■ Exercise details:
Copy each line of the entries that contains the word "this".

══════════

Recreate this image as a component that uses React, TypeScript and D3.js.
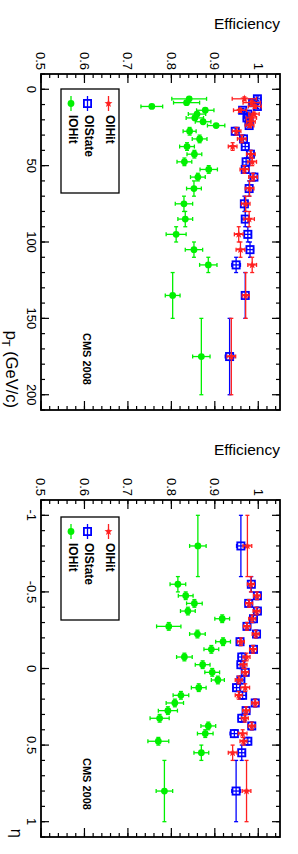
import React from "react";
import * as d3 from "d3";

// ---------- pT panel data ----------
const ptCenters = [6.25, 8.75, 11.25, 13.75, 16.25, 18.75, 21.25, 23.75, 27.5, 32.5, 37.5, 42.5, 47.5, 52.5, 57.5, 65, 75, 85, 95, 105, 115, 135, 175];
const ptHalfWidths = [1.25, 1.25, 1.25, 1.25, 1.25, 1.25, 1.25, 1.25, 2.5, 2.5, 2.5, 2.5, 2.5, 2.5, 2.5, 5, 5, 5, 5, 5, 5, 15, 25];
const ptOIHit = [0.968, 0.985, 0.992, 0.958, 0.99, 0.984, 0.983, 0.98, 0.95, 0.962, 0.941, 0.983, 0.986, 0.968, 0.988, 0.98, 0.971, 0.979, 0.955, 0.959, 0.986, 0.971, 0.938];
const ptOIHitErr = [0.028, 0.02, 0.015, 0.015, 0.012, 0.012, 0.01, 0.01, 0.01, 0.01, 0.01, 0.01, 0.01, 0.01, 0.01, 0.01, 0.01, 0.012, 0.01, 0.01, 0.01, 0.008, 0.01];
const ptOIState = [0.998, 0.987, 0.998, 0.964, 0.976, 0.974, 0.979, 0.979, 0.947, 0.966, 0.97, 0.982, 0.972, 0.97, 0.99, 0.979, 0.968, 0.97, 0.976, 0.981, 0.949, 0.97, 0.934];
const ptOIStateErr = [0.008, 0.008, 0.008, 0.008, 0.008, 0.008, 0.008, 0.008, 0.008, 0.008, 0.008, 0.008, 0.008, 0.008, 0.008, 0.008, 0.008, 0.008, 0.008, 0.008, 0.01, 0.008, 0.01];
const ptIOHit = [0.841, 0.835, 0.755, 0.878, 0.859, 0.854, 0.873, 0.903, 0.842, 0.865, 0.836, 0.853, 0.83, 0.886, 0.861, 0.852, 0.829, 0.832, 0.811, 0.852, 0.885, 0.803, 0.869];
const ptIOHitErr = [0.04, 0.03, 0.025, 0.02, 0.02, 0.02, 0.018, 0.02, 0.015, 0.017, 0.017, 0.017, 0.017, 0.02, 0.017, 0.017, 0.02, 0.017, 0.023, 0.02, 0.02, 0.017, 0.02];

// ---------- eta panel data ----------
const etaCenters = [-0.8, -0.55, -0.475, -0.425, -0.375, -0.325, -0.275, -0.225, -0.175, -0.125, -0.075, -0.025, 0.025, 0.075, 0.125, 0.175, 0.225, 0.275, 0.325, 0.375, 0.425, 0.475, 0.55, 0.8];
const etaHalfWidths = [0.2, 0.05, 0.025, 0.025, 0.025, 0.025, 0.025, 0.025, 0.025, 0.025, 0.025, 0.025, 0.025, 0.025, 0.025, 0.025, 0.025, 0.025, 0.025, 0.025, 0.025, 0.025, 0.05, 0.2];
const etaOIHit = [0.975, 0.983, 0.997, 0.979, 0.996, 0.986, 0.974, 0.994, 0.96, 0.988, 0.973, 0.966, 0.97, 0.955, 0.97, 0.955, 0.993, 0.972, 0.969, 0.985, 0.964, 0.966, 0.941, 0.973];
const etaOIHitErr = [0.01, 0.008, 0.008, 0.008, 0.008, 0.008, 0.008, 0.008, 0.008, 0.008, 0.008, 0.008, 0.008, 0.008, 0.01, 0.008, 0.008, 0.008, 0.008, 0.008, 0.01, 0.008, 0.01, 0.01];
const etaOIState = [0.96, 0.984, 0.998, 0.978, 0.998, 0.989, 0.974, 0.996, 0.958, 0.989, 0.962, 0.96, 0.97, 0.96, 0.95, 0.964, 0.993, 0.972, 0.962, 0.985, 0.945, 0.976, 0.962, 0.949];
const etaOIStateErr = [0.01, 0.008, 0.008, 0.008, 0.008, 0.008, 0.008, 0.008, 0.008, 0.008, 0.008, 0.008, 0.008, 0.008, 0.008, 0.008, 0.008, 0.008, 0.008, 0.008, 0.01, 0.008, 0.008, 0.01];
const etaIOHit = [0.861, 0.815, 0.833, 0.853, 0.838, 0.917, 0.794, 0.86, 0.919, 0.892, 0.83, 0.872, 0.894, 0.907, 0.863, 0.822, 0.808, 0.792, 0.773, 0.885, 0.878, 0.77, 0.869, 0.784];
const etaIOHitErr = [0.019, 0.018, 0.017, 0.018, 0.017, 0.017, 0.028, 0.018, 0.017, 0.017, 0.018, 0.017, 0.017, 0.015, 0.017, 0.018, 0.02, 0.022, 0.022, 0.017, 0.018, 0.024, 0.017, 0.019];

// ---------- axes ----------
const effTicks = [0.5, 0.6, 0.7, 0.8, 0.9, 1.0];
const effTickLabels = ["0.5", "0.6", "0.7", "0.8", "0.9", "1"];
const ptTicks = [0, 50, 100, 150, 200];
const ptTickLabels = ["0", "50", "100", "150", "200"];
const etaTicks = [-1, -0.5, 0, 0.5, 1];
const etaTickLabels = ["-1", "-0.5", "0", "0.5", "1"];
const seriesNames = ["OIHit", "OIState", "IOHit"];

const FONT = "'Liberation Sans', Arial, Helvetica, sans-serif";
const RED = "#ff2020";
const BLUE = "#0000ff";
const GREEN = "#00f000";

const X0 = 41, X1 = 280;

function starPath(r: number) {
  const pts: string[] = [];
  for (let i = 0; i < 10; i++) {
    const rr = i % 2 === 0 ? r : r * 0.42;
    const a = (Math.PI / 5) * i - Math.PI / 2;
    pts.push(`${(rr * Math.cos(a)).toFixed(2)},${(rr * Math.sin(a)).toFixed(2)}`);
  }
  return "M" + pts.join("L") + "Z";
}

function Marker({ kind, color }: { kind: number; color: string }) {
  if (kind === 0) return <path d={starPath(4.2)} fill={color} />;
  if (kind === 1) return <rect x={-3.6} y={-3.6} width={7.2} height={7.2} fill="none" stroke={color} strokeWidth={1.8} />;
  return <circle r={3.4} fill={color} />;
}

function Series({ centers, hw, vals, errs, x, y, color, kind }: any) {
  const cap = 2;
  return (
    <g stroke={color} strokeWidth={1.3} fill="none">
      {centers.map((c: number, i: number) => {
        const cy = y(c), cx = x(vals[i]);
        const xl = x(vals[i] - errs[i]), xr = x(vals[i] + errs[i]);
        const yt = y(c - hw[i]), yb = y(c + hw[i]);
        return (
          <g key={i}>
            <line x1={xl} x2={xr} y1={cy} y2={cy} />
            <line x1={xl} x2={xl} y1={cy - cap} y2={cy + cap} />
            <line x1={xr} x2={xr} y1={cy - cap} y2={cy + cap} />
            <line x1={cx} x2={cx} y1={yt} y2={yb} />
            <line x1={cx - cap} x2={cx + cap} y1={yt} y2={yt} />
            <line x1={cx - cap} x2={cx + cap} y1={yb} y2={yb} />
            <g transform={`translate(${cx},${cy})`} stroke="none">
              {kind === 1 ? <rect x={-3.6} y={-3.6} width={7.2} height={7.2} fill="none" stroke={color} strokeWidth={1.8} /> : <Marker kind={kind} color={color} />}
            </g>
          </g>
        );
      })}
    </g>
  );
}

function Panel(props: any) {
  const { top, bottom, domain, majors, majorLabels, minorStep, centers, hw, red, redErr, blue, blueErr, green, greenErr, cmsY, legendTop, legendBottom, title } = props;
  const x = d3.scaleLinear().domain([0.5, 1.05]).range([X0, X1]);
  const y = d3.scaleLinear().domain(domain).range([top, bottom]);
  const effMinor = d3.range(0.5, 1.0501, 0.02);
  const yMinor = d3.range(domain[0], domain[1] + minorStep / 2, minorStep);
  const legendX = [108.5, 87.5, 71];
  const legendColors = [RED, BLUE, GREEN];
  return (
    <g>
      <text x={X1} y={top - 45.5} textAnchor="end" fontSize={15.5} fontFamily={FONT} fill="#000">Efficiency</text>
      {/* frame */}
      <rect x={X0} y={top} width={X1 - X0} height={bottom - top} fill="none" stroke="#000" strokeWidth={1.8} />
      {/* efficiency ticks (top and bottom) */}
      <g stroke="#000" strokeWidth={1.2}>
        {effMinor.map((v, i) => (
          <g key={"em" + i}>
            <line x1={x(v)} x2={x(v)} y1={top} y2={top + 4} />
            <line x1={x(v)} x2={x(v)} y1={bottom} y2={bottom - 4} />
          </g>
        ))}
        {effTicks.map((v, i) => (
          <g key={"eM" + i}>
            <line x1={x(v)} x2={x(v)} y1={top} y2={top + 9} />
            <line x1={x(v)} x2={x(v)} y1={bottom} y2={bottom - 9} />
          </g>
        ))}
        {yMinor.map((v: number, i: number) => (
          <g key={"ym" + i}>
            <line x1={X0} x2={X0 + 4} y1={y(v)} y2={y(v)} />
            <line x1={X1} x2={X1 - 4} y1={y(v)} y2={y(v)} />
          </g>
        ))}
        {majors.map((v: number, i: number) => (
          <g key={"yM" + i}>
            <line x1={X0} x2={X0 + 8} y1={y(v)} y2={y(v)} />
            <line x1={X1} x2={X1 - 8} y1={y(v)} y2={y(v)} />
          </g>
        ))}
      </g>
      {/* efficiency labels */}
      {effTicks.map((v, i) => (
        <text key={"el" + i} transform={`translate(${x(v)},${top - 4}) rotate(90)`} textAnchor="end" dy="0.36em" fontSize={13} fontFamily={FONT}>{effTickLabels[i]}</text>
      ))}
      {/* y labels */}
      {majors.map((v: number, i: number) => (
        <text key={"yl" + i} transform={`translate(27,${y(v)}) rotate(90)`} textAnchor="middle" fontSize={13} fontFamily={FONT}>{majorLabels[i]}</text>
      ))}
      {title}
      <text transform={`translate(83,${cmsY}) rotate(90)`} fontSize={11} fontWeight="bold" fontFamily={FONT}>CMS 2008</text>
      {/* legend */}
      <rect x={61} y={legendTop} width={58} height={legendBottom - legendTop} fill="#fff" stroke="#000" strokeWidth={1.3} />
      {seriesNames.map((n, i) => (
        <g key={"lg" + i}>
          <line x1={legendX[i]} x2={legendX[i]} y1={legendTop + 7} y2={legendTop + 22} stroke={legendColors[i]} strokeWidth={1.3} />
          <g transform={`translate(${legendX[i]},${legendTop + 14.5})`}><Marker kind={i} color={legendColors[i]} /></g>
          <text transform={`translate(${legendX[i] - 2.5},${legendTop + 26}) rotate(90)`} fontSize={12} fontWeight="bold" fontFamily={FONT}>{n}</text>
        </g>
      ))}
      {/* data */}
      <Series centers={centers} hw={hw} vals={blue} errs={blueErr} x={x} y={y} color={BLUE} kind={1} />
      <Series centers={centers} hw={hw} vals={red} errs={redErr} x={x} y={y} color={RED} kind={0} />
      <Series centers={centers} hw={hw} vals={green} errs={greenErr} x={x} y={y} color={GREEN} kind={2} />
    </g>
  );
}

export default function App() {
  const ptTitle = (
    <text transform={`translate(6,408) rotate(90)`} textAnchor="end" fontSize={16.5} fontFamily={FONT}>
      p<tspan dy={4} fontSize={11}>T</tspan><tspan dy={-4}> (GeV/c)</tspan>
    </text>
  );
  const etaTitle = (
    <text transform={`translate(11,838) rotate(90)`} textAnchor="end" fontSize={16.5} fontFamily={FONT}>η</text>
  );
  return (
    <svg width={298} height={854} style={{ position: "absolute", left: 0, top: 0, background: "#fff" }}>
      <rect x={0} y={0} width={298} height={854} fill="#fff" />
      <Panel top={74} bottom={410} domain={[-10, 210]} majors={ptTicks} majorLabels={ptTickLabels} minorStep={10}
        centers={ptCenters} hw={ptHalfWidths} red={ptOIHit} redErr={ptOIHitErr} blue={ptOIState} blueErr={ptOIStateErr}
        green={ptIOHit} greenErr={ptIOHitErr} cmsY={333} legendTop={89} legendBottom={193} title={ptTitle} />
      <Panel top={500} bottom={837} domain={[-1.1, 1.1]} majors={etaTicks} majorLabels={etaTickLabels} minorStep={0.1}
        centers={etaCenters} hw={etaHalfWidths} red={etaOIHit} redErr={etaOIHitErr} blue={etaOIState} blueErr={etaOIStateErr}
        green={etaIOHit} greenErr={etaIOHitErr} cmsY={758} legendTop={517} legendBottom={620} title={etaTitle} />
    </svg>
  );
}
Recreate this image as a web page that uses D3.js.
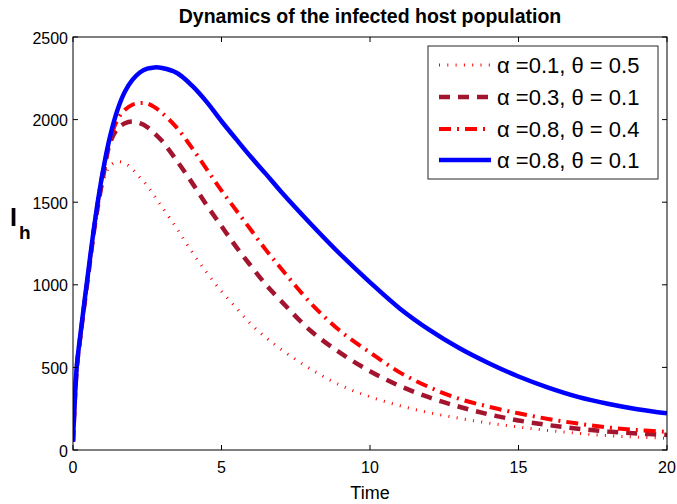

══════════

■ Problem solution:
Recreate this image as a component that uses React, TypeScript and D3.js.
Recreate this image as a web page that uses D3.js.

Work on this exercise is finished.